Listing:
▼▼▼

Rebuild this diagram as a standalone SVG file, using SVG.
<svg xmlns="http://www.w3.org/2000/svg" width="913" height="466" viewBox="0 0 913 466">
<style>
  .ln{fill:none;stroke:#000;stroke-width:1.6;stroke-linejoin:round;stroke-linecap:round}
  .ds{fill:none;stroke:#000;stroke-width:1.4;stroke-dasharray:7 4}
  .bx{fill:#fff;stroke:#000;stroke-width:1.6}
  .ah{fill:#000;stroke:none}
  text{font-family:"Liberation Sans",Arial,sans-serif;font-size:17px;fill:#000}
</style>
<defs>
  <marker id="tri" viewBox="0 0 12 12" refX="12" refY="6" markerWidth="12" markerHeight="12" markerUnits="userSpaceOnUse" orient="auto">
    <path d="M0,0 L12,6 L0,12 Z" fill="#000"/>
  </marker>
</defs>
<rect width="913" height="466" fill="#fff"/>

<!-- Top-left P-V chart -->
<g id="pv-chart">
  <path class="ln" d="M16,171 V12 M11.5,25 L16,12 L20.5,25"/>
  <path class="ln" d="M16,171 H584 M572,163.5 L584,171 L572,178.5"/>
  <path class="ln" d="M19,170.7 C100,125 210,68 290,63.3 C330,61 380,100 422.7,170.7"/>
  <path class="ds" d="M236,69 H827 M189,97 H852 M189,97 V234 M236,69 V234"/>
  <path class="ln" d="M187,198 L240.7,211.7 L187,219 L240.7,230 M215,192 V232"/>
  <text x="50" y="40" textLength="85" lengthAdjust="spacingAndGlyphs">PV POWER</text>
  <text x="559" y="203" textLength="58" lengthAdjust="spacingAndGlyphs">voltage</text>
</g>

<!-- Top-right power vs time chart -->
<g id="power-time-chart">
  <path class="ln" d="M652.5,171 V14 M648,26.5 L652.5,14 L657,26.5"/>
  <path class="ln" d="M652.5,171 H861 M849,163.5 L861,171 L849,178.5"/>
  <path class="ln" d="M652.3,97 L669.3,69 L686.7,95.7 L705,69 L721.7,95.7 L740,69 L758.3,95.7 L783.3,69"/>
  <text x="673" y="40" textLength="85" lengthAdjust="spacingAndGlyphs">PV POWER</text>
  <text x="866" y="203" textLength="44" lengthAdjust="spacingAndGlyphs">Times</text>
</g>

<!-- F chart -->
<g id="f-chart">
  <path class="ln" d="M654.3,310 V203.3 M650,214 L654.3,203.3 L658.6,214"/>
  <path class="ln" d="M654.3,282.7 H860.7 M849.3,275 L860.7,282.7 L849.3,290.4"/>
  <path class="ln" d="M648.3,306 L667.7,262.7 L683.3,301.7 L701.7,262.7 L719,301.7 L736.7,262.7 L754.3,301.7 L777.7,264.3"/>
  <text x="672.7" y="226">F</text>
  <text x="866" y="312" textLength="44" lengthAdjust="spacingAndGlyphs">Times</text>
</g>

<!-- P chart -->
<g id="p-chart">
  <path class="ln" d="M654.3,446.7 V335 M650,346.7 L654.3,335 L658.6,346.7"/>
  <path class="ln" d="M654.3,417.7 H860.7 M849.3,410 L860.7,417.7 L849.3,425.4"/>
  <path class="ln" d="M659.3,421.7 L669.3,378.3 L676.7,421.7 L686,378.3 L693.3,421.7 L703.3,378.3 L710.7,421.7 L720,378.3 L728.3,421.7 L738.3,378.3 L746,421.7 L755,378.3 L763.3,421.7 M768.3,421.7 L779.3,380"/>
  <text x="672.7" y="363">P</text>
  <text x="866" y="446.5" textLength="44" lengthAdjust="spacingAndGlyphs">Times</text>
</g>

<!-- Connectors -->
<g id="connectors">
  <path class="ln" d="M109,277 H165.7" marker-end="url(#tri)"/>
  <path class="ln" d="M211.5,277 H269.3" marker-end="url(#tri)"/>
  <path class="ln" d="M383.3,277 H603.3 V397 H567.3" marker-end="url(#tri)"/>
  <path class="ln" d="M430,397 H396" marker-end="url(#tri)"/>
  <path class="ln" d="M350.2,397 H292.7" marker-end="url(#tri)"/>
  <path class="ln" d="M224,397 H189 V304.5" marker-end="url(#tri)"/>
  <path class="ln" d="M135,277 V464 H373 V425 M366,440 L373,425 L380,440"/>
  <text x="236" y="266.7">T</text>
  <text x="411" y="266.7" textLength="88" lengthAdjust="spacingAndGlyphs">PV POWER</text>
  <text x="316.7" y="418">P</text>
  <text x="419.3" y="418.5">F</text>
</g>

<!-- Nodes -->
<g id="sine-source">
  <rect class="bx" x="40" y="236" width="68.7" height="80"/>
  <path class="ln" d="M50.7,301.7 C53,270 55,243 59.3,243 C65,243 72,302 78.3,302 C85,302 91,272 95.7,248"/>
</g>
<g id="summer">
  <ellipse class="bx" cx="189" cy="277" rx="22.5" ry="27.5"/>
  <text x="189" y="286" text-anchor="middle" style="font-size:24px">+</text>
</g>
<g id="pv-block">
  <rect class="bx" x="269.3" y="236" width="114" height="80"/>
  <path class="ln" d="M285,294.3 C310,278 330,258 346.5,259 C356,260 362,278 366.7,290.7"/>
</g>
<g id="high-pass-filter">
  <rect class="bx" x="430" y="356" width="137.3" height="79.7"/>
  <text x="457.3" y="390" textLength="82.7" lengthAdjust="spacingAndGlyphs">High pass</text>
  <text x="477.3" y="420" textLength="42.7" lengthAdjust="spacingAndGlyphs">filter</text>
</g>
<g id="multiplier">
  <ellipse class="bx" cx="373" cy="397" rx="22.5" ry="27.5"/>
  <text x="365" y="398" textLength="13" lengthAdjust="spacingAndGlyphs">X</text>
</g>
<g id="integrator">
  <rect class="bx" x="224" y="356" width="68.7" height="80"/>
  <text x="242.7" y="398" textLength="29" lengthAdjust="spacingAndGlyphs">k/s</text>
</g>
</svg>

▲▲▲
▼▼▼

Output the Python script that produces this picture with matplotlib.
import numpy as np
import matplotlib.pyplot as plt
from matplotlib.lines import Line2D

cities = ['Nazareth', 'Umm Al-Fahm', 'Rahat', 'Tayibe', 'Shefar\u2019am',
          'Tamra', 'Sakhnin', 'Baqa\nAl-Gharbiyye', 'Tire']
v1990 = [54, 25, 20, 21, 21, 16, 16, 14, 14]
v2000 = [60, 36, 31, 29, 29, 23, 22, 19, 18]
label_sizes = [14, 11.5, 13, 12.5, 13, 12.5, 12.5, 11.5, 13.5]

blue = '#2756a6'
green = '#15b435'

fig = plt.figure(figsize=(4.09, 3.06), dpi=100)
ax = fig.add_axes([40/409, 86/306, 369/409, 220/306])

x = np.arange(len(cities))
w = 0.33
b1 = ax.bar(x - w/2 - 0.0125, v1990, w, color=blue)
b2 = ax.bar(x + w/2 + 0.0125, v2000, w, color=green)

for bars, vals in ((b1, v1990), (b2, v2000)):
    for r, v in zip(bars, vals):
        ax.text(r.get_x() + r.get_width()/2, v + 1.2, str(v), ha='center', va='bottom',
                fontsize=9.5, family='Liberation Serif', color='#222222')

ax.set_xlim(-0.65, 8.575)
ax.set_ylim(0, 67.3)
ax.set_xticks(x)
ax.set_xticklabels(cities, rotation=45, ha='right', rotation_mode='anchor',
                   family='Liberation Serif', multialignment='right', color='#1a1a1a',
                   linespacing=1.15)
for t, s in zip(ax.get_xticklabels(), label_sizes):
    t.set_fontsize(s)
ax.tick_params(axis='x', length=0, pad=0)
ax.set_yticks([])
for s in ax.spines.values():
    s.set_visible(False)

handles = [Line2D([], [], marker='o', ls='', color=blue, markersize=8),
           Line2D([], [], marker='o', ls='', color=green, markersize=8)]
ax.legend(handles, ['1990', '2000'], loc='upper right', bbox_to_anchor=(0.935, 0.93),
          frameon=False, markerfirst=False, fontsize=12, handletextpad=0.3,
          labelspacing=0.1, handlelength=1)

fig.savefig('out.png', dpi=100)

▲▲▲

Required task:
Look back at the entries above. Retype the line with "Output the Python", the line with "from matplotlib.lines import Line2D", and all lines in between.

Finished exercise:
Output the Python script that produces this picture with matplotlib.
import numpy as np
import matplotlib.pyplot as plt
from matplotlib.lines import Line2D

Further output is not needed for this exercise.